Though parties on the extreme Right in Europe have increased their vote count, they have yet to see their support garner more than 10 to 20 percent of the popular vote in most countries. 

In his new book on the erosion of European democracy entitled Democracy Erodes from the Top, Larry Bartels, a political science professor at Vanderbilt University, challenges the prevailing notion that the public is the catalyst for radical reform. He is one of the rare thinkers who goes against the prevailing wisdom that the public is driving radical change in Europe. 

His extensive research, covering 23 European countries over the last 15 years, reveals a stark contrast between the perceived crisis of democracy and Europeans’ actual attitudes. Contrary to popular belief, support for democracy as a system of government has not weakened, and trust in national parliaments and politicians has remained virtually unchanged. Both go against conventional wisdom and general perception. 

People are reflected in a window with the logo of the World Economy Forum on the last day of the forum’s Annual Meeting in Davos, Switzerland, Friday, Jan. 19, 2024. Markus Schreiber/AP Photo.

The real culprits for the turmoil and European political troubles, or what Bartels calls “political backsliding,” lie not with ordinary citizens but with political elites. The author doesn’t conclude that citizens are passive agents in the demand for political change and play no role in demands for democratic reforms. He observes that we tend to exaggerate the threats of populism and the alarmism that comes with it.

He reminds us that the financial collapse of 2008 was routinely compared to the crisis in the 1930s, yet by 2014-15, average satisfaction with the economy in Europe was higher than before the crisis and continued to improve until COVID-19 hit in 2020. Public support for European integration held steady during the Euro crisis in the early years of the 21st century, and even under the threat that Greece would leave the Eurozone. 

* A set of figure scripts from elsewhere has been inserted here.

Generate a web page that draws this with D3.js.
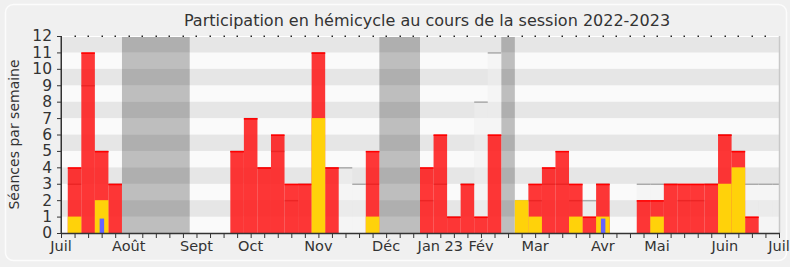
<!DOCTYPE html>
<html>
<head>
<meta charset="utf-8">
<script src="https://cdn.jsdelivr.net/npm/d3@7"></script>
<style>
  body { margin: 0; background: #f0f0f0; }
  text { font-family: "DejaVu Sans", sans-serif; fill: #333; }
</style>
</head>
<body>
<div id="chart-container"></div>
<script>
"use strict";

// one entry per week, week 0 = first week of July 2022
const weeks = d3.range(0, 54);
const presences = [0, 4, 11, 5, 3, 0, 0, 0, 0, 0, 0, 0, 0, 5, 7, 4, 6, 3, 3, 11, 4, 0, 0, 5, 0, 0, 0,
  4, 6, 1, 3, 1, 6, 0, 0, 3, 4, 5, 3, 1, 3, 0, 0, 2, 2, 3, 3, 3, 3, 6, 5, 1, 0, 0];
const participations = [0, 1, 0, 2, 0, 0, 0, 0, 0, 0, 0, 0, 0, 0, 0, 0, 0, 0, 0, 7, 0, 0, 0, 1, 0, 0, 0,
  0, 0, 0, 0, 0, 0, 0, 2, 1, 0, 0, 1, 0, 1, 0, 0, 0, 1, 0, 0, 0, 0, 3, 4, 0, 0, 0];
const questions = [0, 0, 0, 1, 0, 0, 0, 0, 0, 0, 0, 0, 0, 0, 0, 0, 0, 0, 0, 0, 0, 0, 0, 0, 0, 0, 0,
  0, 0, 0, 0, 0, 0, 0, 0, 0, 0, 0, 0, 0, 1, 0, 0, 0, 0, 0, 0, 0, 0, 0, 0, 0, 0, 0];
const seances = [0, 3, 9, 5, 3, 0, 0, 0, 0, 0, 0, 0, 0, 5, 7, 4, 5, 2, 3, 11, 4, 4, 3, 3, 0, 0, 0,
  2, 3, 1, 3, 8, 11, 0, 2, 2, 3, 3, 2, 2, 3, 0, 0, 3, 3, 3, 2, 2, 3, 6, 5, 3, 3, 3];

const vacationStart = [5, 24, 33];
const vacationEnd = [9, 26, 33];

const monthLabels = ["Juil", "Août", "Sept", "Oct", "Nov", "Déc", "Jan 23", "Fév", "Mar", "Avr", "Mai", "Juin", "Juil"];
const monthWeeks = [0, 5, 10, 14, 19, 24, 28, 31, 35, 40, 44, 49, 53];

const yTicks = d3.range(0, 13);

const svgWidth = 790;
const svgHeight = 267;
const plotLeft = 61;
const plotRight = 780;
const plotTop = 36;
const plotBottom = 233;

const svg = d3.select("#chart-container")
  .append("svg")
  .attr("width", svgWidth)
  .attr("height", svgHeight)
  .style("display", "block")
;

const xScale = d3.scaleLinear()
  .domain([0, 53])
  .range([plotLeft, 779])
;
const yScale = d3.scaleLinear()
  .domain([0, 12])
  .range([plotBottom, plotTop])
;
const step = xScale(1) - xScale(0);

// frame
svg.append("rect")
  .attr("x", 5.5).attr("y", 4.5)
  .attr("width", 781).attr("height", 256)
  .attr("rx", 8)
  .attr("fill", "#f0f0f0")
  .attr("stroke", "#fcfcfc")
  .attr("stroke-width", 1.5)
;

svg.append("defs").append("clipPath")
  .attr("id", "plot-clip")
  .append("rect")
  .attr("x", plotLeft).attr("y", plotTop)
  .attr("width", plotRight - plotLeft).attr("height", plotBottom - plotTop)
;

const plot = svg.append("g").attr("clip-path", "url(#plot-clip)");

// alternating bands
plot.selectAll("rect.band")
  .data(yTicks.slice(0, 12))
  .enter()
  .append("rect")
  .attr("class", "band")
  .attr("x", plotLeft)
  .attr("width", plotRight - plotLeft)
  .attr("y", d => yScale(d + 1))
  .attr("height", d => yScale(d) - yScale(d + 1))
  .attr("fill", d => d % 2 === 1 ? "#e6e6e6" : "#fafafa")
;

// holidays
plot.selectAll("rect.vacation")
  .data(vacationStart)
  .enter()
  .append("rect")
  .attr("class", "vacation")
  .attr("x", d => xScale(d - 0.5))
  .attr("width", (d, i) => xScale(vacationEnd[i] + 0.5) - xScale(d - 0.5))
  .attr("y", plotTop)
  .attr("height", plotBottom - plotTop)
  .attr("fill", "#c2c2c2")
  .style("mix-blend-mode", "multiply")
;

// total sittings of the week
plot.selectAll("rect.seance")
  .data(weeks.filter(w => seances[w] > 0))
  .enter()
  .append("rect")
  .attr("class", "seance")
  .attr("x", d => xScale(d - 0.5))
  .attr("width", step)
  .attr("y", d => yScale(seances[d]))
  .attr("height", d => plotBottom - yScale(seances[d]))
  .attr("fill", "#f0f0f0")
  .attr("fill-opacity", 0.5)
;
plot.selectAll("line.seance")
  .data(weeks.filter(w => seances[w] > 0))
  .enter()
  .append("line")
  .attr("class", "seance")
  .attr("x1", d => xScale(d - 0.5))
  .attr("x2", d => xScale(d + 0.5))
  .attr("y1", d => yScale(seances[d]) + 0.5)
  .attr("y2", d => yScale(seances[d]) + 0.5)
  .attr("stroke", "#aaaaaa")
  .attr("stroke-width", 1.5)
;

// presences
plot.selectAll("rect.presence")
  .data(weeks.filter(w => presences[w] > 0))
  .enter()
  .append("rect")
  .attr("class", "presence")
  .attr("x", d => xScale(d - 0.5))
  .attr("width", step)
  .attr("y", d => yScale(presences[d]))
  .attr("height", d => plotBottom - yScale(presences[d]))
  .attr("fill", "rgb(255,0,0)")
  .attr("fill-opacity", 0.78)
;
plot.selectAll("line.presence")
  .data(weeks.filter(w => presences[w] > 0))
  .enter()
  .append("line")
  .attr("class", "presence")
  .attr("x1", d => xScale(d - 0.5))
  .attr("x2", d => xScale(d + 0.5))
  .attr("y1", d => yScale(presences[d]) + 0.75)
  .attr("y2", d => yScale(presences[d]) + 0.75)
  .attr("stroke", "#ff0000")
  .attr("stroke-width", 1.5)
;

// participations
plot.selectAll("rect.participation")
  .data(weeks.filter(w => participations[w] > 0))
  .enter()
  .append("rect")
  .attr("class", "participation")
  .attr("x", d => xScale(d - 0.5))
  .attr("width", step)
  .attr("y", d => yScale(participations[d]))
  .attr("height", d => plotBottom - yScale(participations[d]))
  .attr("fill", "#ffd20a")
;

// oral questions
plot.selectAll("rect.question")
  .data(weeks.filter(w => questions[w] > 0))
  .enter()
  .append("rect")
  .attr("class", "question")
  .attr("x", d => xScale(d) - 2)
  .attr("width", 4.5)
  .attr("y", d => yScale(questions[d]) + 2)
  .attr("height", d => plotBottom - yScale(questions[d]) - 2)
  .attr("fill", "#6464ff")
;

// borders
svg.append("line")
  .attr("x1", plotLeft).attr("x2", plotRight)
  .attr("y1", plotTop + 0.5).attr("y2", plotTop + 0.5)
  .attr("stroke", "#ffffff")
;
svg.append("line")
  .attr("x1", plotRight - 0.5).attr("x2", plotRight - 0.5)
  .attr("y1", plotTop).attr("y2", plotBottom)
  .attr("stroke", "#c8c8c8")
  .attr("stroke-width", 1.5)
;

// top dots
svg.selectAll("rect.topdot")
  .data(weeks.slice(1, 53))
  .enter()
  .append("rect")
  .attr("class", "topdot")
  .attr("x", d => Math.round(xScale(d)) - 0.5)
  .attr("y", plotTop - 0.5)
  .attr("width", 1.5)
  .attr("height", 1.5)
  .attr("fill", "#222")
;

const xAxis = d3.axisBottom(xScale)
  .tickValues(weeks)
  .tickSize(5)
  .tickFormat("")
;
const gx = svg.append("g")
  .attr("transform", `translate(0, ${plotBottom})`)
  .call(xAxis)
;
gx.select(".domain").attr("stroke", "#333").attr("stroke-width", 1.5).attr("d", `M${plotLeft},0.5H${plotRight}`);
gx.selectAll(".tick line").attr("stroke", "#333");

svg.selectAll("text.month")
  .data(monthWeeks)
  .enter()
  .append("text")
  .attr("class", "month")
  .attr("x", d => xScale(d))
  .attr("y", 251)
  .attr("text-anchor", "middle")
  .style("font-size", "14.5px")
  .text((d, i) => monthLabels[i])
;

const yAxis = d3.axisLeft(yScale)
  .tickValues(yTicks)
  .tickSize(4)
  .tickPadding(5)
  .tickFormat(d3.format("d"))
;
const gy = svg.append("g")
  .attr("transform", `translate(${plotLeft}, 0)`)
  .call(yAxis)
;
gy.select(".domain").attr("stroke", "#333").attr("stroke-width", 1.5).attr("d", `M0.25,${plotTop}V${plotBottom}`);
gy.selectAll(".tick line").attr("stroke", "#333");
gy.selectAll(".tick text")
  .style("font-size", "15.5px")
  .style("font-family", "DejaVu Sans, sans-serif")
  .attr("fill", "#333")
;

svg.append("text")
  .attr("transform", `translate(19, ${(plotTop + plotBottom) / 2}) rotate(-90)`)
  .attr("text-anchor", "middle")
  .style("font-size", "14px")
  .text("Séances par semaine")
;

svg.append("text")
  .attr("x", 427)
  .attr("y", 26)
  .attr("text-anchor", "middle")
  .style("font-size", "16px")
  .text("Participation en hémicycle au cours de la session 2022-2023")
;
</script>
</body>
</html>
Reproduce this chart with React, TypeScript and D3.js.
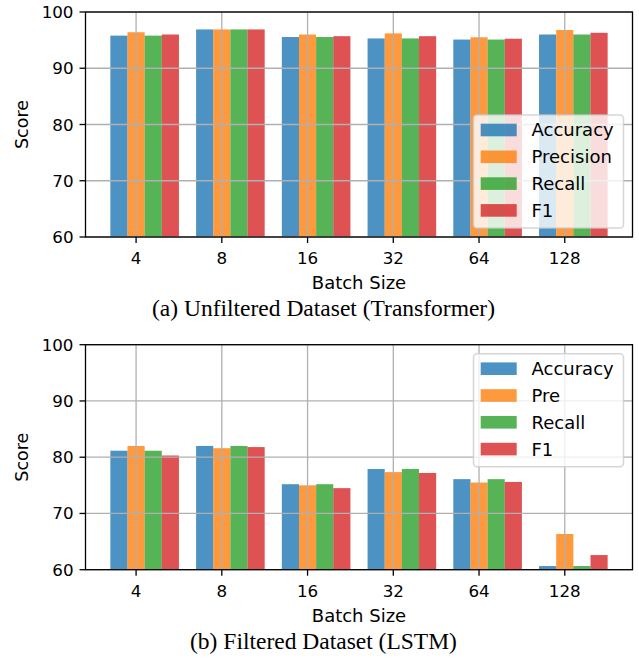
import * as d3 from "d3"

// batch sizes on the x axis
const batchSizes = ["4", "8", "16", "32", "64", "128"]

const namesA = ["Accuracy", "Precision", "Recall", "F1"]
const namesB = ["Accuracy", "Pre", "Recall", "F1"]

// (a) Transformer, unfiltered
const trAccuracy = [95.8, 96.9, 95.55, 95.3, 95.1, 96.0]
const trPrecision = [96.4, 96.9, 96.0, 96.2, 95.5, 96.8]
const trRecall = [95.8, 96.9, 95.55, 95.3, 95.1, 96.0]
const trF1 = [96.0, 96.9, 95.7, 95.7, 95.25, 96.3]

// (b) LSTM, filtered
const lsAccuracy = [81.15, 82.0, 75.2, 77.9, 76.1, 60.65]
const lsPrecision = [82.0, 81.6, 75.0, 77.35, 75.5, 66.35]
const lsRecall = [81.15, 82.0, 75.2, 77.9, 76.1, 60.65]
const lsF1 = [80.3, 81.8, 74.5, 77.2, 75.6, 62.6]

const yTicks = [60, 70, 80, 90, 100]

const COLORS = ["#1f77b4", "#ff7f0e", "#2ca02c", "#d62728"]
const GRID = "#b0b0b0"
const SANS = "'DejaVu Sans', sans-serif"
const SERIF = "'Liberation Serif', 'Times New Roman', serif"

const W = 639
const H = 658
const LEFT = 85.5
const RIGHT = 632.5
const BAR_W = 0.2

interface PanelProps {
  id: string
  top: number
  bottom: number
  names: string[]
  series: number[][]
  caption: string
}

function Panel({ id, top, bottom, names, series, caption }: PanelProps) {
  const x = d3.scaleLinear().domain([-0.59, 5.79]).range([LEFT, RIGHT])
  const y = d3.scaleLinear().domain([60, 100]).range([bottom, top])
  const px = (v: number) => x(v) - x(0)

  // legend box
  const fs = 18
  const legW = 150
  const legH = 113
  const legX = RIGHT - 9 - legW
  const legY = id === "a" ? bottom - 9 - legH : top + 9

  return (
    <g>
      <defs>
        <clipPath id={`clip-${id}`}>
          <rect x={LEFT} y={top} width={RIGHT - LEFT} height={bottom - top} />
        </clipPath>
      </defs>

      {/* bars */}
      <g clipPath={`url(#clip-${id})`}>
        {series.map((vals, s) =>
          vals.map((v, i) => {
            const cx = i + (s - 1) * BAR_W
            return (
              <rect
                key={`${s}-${i}`}
                x={x(cx - BAR_W / 2)}
                y={y(v)}
                width={px(BAR_W)}
                height={y(0) - y(v)}
                fill={COLORS[s]}
                fillOpacity={0.8}
              />
            )
          })
        )}
      </g>

      {/* grid, drawn above the bars like matplotlib's default */}
      {yTicks.map((t) => (
        <line key={`gy${t}`} x1={LEFT} x2={RIGHT} y1={y(t)} y2={y(t)} stroke={GRID} strokeWidth={1.3} />
      ))}
      {batchSizes.map((_, i) => (
        <line key={`gx${i}`} x1={x(i)} x2={x(i)} y1={top} y2={bottom} stroke={GRID} strokeWidth={1.3} />
      ))}

      {/* spines */}
      <rect x={LEFT} y={top} width={RIGHT - LEFT} height={bottom - top} fill="none" stroke="#000" strokeWidth={1.3} />

      {/* y ticks */}
      {yTicks.map((t) => (
        <g key={`yt${t}`}>
          <line x1={LEFT - 6} x2={LEFT} y1={y(t)} y2={y(t)} stroke="#000" strokeWidth={1.3} />
          <text x={LEFT - 12} y={y(t)} dy="0.36em" textAnchor="end" fontFamily={SANS} fontSize={16.7} fill="#000">
            {t}
          </text>
        </g>
      ))}

      {/* x ticks */}
      {batchSizes.map((b, i) => (
        <g key={`xt${b}`}>
          <line x1={x(i)} x2={x(i)} y1={bottom} y2={bottom + 6} stroke="#000" strokeWidth={1.3} />
          <text x={x(i)} y={bottom + 27.3} textAnchor="middle" fontFamily={SANS} fontSize={16.7} fill="#000">
            {b}
          </text>
        </g>
      ))}

      {/* axis titles */}
      <text x={(LEFT + RIGHT) / 2} y={bottom + 52} textAnchor="middle" fontFamily={SANS} fontSize={18} fill="#000">
        Batch Size
      </text>
      <text
        transform={`translate(21.8, ${(top + bottom) / 2}) rotate(-90)`}
        dy="0.36em"
        textAnchor="middle"
        fontFamily={SANS}
        fontSize={17.5}
        fill="#000"
      >
        Score
      </text>

      {/* legend */}
      <rect
        x={legX}
        y={legY}
        width={legW}
        height={legH}
        rx={3.6}
        fill="#fff"
        fillOpacity={0.8}
        stroke="#cccccc"
        strokeOpacity={0.8}
        strokeWidth={1.5}
      />
      {names.map((n, s) => {
        const cy = legY + 15 + s * 26.8
        return (
          <g key={n}>
            <rect x={legX + 7.2} y={cy - 6.3} width={36} height={12.6} fill={COLORS[s]} fillOpacity={0.8} />
            <text x={legX + 58} y={cy} dy="0.36em" fontFamily={SANS} fontSize={fs} fill="#000">
              {n}
            </text>
          </g>
        )
      })}

      {/* caption */}
      <text x={323.5} y={bottom + 79} textAnchor="middle" fontFamily={SERIF} fontSize={23.5} fill="#000">
        {caption}
      </text>
    </g>
  )
}

export default function App() {
  return (
    <svg
      width={W}
      height={H}
      viewBox={`0 0 ${W} ${H}`}
      style={{ position: "absolute", left: 0, top: 0, background: "#fff" }}
    >
      <Panel
        id="a"
        top={12}
        bottom={237}
        names={namesA}
        series={[trAccuracy, trPrecision, trRecall, trF1]}
        caption="(a) Unfiltered Dataset (Transformer)"
      />
      <Panel
        id="b"
        top={344.7}
        bottom={569.7}
        names={namesB}
        series={[lsAccuracy, lsPrecision, lsRecall, lsF1]}
        caption="(b) Filtered Dataset (LSTM)"
      />
    </svg>
  )
}
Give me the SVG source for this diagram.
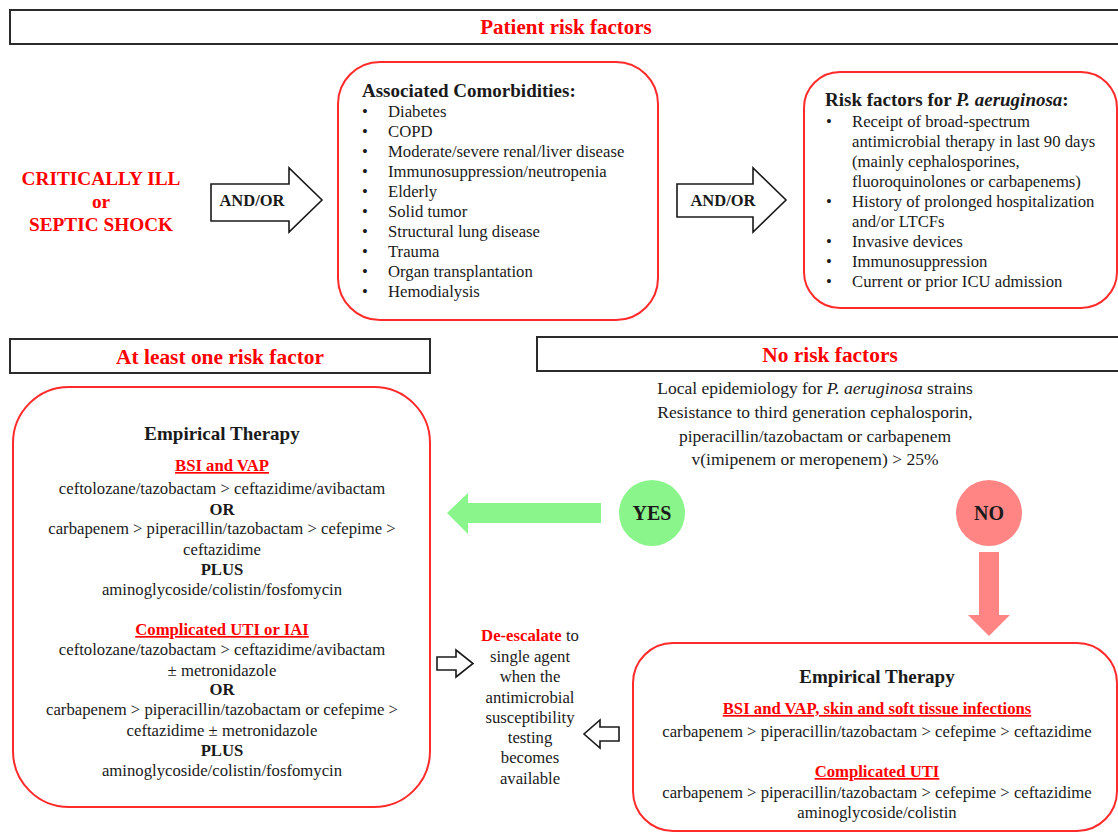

What about the highly contentious problem of immigration? Where one would expect a deep deterioration of support and demand for more restrictions, Bartels sees little evidence in public surveys that immigration and asylum-seeking have produced “any significant erosion in public attitudes toward immigrants.”  

The author reminds us that warnings about the collapse of democracy are hardly rare. Popular and scholarly writings about the crisis of democracy have a long history and can be found in articles in Foreign Affairs from the 1930s. Most recent books on the rise of populism, such as David Runciman’s How Democracy Ends, have been inspired by Trump’s election in the U.S. or Bolsonaro in Brazil and the threat they and other populist leaders pose to liberal democracies. But populism is a notoriously difficult concept to define. Populists too often make the mistake of believing they are fulfilling the “will of the people” and find there is no such thing. Professor Bartels reminds us trying to discern what people truly believe is hard work.